Talking To Yourself Isn’t Weird, It’s Actually Really Healthy, Says New Study
Have you ever caught yourself giving your own damn self a pep talk? Like, you literally look in the mirror, and you say, “Girl, you got this. I promise you, nothing is ever as serious as you make it out to be.” If you have, don't be ashamed to admit it. In fact, according to a new study, talking to yourself isn't weird; it's actually really good for you.
A study led by researchers at Michigan State University (MSU) found that talking to yourself in third-person can have a healing effect on the mind, and it can help you regain some psychological footing when your emotions feel like they're all over the place. In a way, it can make you feel as if you're giving advice to a friend.
Jason Moser, an associate professor of psychology at MSU, told EurekAlert! Science News,
Essentially, we think referring to yourself in the third-person leads people to think about themselves more similar to how they think about others, and you can see evidence for this in the brain.

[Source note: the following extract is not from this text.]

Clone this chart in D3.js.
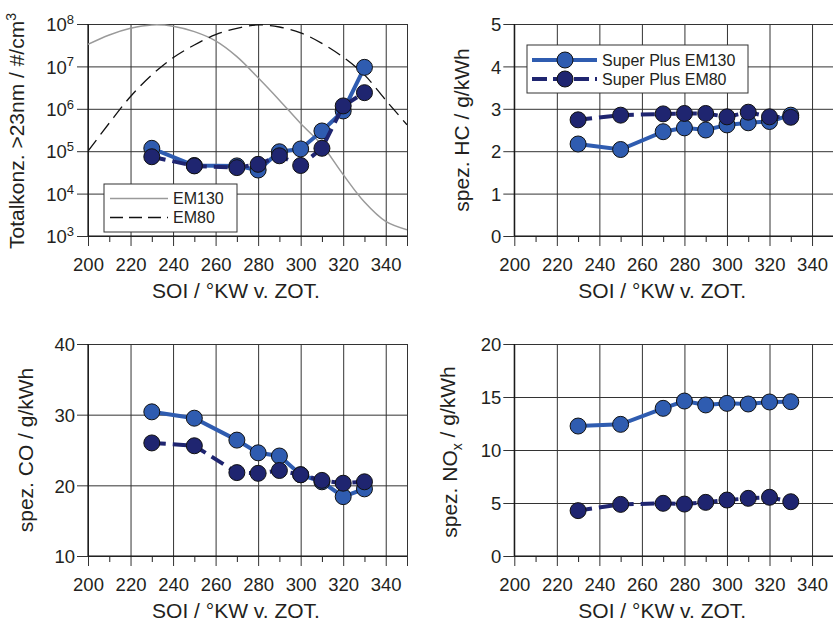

That helps people gain a tiny bit of psychological distance from their experiences, which can often be useful for regulating emotions.
Talking to yourself can make it feel like you are your own friend, and let's be real, who knows you better than, well, you?
The overall study involved two experiments. In the first one, participants were instructed to view both neutral images and disturbing images (like a man holding a gun to his head), and react to both in first- and third-person. While they did this, their brain activity was monitored by the researchers.
When reacting to the disturbing photos from a third-person perspective, participants' emotional brain activity decreased very quickly (within one second).
In the second experiment, participants reminisced on painful past experiences, using first- and third-person language to do so, and again, their brain activity was recorded during the task.
The results showed, when using third-person speech, the participants displayed less activity in a brain region commonly associated with painful emotional reflection.
So, while it may sound a bit strange, this self-talk can be an excellent way to bolster emotional regulation.
Plus, it's worth noting that this research demonstrated it doesn't require any extra brain power to speak to yourself in the third-person instead of first-person. So it's easy AF to get into this practice if you've never tried it before.
Go ahead and let go of any weird or judgmental feelings you may have when it comes to self-talk. What it really means is you're brave enough, and self-aware enough, to take control of your emotions and direct them in a way that benefits your mental health.
Trust me, it's not weird; it's not narcissistic. It's self-care in its greatest form.